President Bush has often (justly) been criticized as exacerbating the rise in inequality in America with his tax cuts that disproportionately benefit the richest among us. But the underlying problem precedes the Bush Administration, as The Economist's article shows.
Cynthia Tucker, a liberal columnist for the Atlanta Journal-Constitution, agrees in this column, which quotes The Economist's article, that it's not all Bush's fault: "President Bush is not responsible for the hardening of class status; social mobility has been limited by a range of trends, including the demise of manufacturing jobs that guaranteed middle-class wages and lifelong benefits."
But she also faults Bush and his "so-called Ownership Society." She says it
... will make things worse for those stuck in the bottom half. His policies help those who already own stock, bonds and real estate; they do little for those who don't have much. As just one example, Bush has done little to help working-class and poor students pay college tuition (except to offer them the chance to serve in the military).
oldstyliberal, this blog's proprietor, doesn't think the Ownership Society itself a bad idea ... but he also agrees with Ms. Tucker that "if America is to live up to its ideals as an egalitarian nation where any child can grow up to be president of the United States or CEO of her own software company, we're going to have to level the playing field."

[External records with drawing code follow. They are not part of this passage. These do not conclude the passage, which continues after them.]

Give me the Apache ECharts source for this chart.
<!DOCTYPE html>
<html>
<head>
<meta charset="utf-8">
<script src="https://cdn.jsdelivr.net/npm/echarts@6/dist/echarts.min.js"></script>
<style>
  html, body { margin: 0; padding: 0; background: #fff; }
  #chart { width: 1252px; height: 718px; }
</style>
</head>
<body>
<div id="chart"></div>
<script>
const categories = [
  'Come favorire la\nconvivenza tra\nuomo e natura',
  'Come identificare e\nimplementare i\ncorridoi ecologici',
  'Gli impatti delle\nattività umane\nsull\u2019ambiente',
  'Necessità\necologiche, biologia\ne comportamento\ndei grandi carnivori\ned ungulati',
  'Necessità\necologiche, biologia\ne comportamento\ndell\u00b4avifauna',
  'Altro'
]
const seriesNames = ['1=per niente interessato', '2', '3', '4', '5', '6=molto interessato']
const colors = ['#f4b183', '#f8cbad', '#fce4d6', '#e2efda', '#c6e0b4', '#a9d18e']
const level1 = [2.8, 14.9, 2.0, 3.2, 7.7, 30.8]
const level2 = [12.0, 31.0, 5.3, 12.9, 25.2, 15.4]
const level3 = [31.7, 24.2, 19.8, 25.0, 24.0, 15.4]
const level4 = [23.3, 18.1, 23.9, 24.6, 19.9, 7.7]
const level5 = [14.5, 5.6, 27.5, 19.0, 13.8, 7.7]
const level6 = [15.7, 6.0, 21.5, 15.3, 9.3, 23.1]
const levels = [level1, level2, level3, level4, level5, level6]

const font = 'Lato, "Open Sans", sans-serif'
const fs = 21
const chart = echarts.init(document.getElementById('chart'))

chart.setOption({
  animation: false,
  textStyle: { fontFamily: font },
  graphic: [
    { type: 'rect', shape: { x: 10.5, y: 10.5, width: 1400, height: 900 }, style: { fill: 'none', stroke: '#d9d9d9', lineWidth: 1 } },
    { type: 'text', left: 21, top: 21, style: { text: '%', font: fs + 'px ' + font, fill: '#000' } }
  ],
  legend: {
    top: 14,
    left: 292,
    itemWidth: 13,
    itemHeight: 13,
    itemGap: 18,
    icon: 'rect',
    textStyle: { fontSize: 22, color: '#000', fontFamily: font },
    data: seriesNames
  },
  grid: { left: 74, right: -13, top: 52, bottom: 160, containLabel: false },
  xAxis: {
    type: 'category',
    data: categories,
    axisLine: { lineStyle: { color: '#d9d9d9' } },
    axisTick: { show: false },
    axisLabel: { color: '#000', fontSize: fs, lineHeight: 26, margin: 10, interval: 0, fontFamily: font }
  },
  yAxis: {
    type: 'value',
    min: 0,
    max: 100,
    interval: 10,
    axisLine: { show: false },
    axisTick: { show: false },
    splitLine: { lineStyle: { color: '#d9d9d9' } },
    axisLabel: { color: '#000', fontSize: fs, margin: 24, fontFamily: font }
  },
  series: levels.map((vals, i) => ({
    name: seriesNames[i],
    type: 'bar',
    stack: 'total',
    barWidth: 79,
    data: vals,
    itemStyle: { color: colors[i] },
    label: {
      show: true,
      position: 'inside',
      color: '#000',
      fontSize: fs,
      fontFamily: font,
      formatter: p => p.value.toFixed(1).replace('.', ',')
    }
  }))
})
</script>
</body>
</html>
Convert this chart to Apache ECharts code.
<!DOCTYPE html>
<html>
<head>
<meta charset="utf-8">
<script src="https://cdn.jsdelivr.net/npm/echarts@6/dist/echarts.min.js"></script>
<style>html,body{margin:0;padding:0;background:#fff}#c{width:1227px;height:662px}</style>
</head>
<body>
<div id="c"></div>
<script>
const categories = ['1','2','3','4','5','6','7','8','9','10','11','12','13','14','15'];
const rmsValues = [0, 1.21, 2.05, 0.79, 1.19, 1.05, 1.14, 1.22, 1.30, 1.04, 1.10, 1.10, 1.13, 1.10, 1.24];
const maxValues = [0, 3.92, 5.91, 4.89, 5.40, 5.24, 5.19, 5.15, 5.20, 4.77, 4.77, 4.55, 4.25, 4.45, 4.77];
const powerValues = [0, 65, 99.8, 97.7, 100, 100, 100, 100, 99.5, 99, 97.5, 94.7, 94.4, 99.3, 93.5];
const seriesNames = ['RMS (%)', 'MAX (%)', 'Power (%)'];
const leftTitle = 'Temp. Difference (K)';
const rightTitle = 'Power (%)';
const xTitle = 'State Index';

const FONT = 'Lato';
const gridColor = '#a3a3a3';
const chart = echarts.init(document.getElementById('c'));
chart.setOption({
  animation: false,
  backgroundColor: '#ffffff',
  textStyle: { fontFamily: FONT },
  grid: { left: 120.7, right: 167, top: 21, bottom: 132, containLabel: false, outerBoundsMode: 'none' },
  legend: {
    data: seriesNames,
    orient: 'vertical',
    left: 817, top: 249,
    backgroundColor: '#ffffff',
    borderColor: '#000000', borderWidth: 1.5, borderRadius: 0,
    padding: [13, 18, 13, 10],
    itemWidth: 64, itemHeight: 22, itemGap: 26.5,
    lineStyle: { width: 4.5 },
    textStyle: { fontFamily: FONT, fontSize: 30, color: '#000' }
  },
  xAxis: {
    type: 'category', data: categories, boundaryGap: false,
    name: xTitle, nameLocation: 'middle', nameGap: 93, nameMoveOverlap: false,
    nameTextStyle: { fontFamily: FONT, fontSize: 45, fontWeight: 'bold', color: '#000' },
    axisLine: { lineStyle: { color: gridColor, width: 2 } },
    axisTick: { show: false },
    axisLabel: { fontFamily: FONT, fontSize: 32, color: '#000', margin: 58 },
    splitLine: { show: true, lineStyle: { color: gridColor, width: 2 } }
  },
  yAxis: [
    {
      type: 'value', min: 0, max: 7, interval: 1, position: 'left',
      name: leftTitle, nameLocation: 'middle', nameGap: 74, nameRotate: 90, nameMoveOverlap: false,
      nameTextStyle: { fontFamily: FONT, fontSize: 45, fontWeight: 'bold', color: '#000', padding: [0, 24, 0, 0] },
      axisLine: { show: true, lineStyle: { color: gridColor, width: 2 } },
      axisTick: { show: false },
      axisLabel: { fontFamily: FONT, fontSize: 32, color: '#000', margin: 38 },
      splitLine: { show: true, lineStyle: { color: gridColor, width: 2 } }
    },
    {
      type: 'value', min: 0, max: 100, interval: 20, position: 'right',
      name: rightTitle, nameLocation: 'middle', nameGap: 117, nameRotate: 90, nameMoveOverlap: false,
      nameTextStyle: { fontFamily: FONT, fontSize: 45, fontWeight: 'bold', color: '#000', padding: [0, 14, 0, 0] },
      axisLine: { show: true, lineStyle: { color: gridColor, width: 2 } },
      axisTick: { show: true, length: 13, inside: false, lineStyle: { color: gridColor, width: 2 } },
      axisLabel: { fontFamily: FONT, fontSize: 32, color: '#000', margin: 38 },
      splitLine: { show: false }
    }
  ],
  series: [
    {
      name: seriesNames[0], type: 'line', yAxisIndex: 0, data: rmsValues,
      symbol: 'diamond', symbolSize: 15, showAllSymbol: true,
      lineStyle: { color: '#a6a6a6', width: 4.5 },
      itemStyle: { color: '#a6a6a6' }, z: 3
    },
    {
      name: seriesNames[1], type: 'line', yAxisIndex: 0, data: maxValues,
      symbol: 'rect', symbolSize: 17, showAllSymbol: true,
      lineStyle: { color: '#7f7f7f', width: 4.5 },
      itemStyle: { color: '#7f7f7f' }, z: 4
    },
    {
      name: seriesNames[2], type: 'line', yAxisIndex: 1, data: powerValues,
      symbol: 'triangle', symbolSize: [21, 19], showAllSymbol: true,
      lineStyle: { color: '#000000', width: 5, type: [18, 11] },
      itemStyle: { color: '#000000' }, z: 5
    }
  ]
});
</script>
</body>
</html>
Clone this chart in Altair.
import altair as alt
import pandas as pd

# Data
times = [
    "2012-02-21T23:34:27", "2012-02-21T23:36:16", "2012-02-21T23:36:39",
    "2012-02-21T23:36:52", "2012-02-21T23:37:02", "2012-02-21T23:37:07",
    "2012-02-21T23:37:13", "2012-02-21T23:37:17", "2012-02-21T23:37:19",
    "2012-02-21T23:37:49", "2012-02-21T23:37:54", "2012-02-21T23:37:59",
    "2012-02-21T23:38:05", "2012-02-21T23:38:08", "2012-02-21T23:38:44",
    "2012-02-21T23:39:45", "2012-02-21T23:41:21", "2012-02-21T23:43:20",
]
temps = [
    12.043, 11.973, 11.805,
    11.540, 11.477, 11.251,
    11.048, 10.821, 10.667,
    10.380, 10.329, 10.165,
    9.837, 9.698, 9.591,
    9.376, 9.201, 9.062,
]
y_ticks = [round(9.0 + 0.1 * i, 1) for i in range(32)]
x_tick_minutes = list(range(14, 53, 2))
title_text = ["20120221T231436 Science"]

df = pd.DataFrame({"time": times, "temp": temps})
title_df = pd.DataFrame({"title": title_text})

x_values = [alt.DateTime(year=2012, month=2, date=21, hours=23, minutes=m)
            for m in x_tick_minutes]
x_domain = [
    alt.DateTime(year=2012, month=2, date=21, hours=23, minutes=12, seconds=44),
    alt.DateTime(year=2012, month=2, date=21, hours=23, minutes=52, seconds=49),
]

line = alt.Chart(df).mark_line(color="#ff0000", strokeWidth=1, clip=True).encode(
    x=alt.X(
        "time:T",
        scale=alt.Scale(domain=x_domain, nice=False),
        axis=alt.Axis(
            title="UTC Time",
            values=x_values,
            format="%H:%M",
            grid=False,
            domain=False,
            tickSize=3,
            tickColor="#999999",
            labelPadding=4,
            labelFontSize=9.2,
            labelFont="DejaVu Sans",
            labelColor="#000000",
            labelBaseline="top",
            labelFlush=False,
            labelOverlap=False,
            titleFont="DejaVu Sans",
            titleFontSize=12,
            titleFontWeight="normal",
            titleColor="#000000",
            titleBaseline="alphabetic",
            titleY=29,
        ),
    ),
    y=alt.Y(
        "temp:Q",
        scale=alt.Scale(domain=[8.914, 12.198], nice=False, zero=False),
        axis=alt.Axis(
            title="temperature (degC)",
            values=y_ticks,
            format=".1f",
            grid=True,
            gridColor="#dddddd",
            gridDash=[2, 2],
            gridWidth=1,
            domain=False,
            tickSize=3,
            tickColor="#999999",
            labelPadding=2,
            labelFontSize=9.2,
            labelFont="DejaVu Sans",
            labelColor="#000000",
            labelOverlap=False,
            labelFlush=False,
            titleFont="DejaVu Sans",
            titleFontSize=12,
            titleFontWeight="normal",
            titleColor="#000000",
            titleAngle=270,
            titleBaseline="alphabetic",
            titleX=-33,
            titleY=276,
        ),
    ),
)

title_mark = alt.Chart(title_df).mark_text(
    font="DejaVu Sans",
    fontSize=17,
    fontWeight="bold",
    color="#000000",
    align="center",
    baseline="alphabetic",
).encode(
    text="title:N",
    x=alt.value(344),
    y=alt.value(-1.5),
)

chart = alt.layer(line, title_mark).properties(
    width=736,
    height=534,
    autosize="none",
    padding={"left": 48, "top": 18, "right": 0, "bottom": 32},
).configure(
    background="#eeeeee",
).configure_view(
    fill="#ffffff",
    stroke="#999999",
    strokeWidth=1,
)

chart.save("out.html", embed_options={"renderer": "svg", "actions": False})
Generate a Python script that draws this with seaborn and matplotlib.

One way to level the playing field is to take Rep. Harold Ford, a Democratic congressman from Tennessee, up on his proposal to create American Stakeholder Accounts. In an op-ed column in the Washington Post of Jan. 25, 2005, the congressman wrote:
The time has come for a national strategy to give every child an ownership stake in America's future. In the tradition of the GI Bill and the Homestead Act, Congress should act on a bold initiative to introduce more middle- and lower-income Americans to the financial markets.
New Deal and Great Society programs have had great success reducing poverty. But these programs are not oriented toward wealth accumulation. To renew America's tradition of upward social mobility, we have to find new ways to help those living on modest incomes save and invest.
To do that, according to an online press release here, Ford proposes "the creation of American Stakeholder Accounts, savings accounts established at birth to give all children 'an ownership stake in America's future.'"
These investment accounts would be financed something like IRAs, with tax-free contributions. The accounts would be established for a newborn child by its parents; they would receive regular tax-free contributions from the parents thereafter; they would be restricted to relatively "safe" private investments, not wild speculation; and they could not be touched until the child is 18.
Then, after age 18, money could be taken out of the accounts, tax free, for a limited list of purposes such as paying college tuition.
These American Stakeholder Accounts would make even children born to families of limited means active participants in the Ownership Society. They would help America level its playing field, and that's all to the good.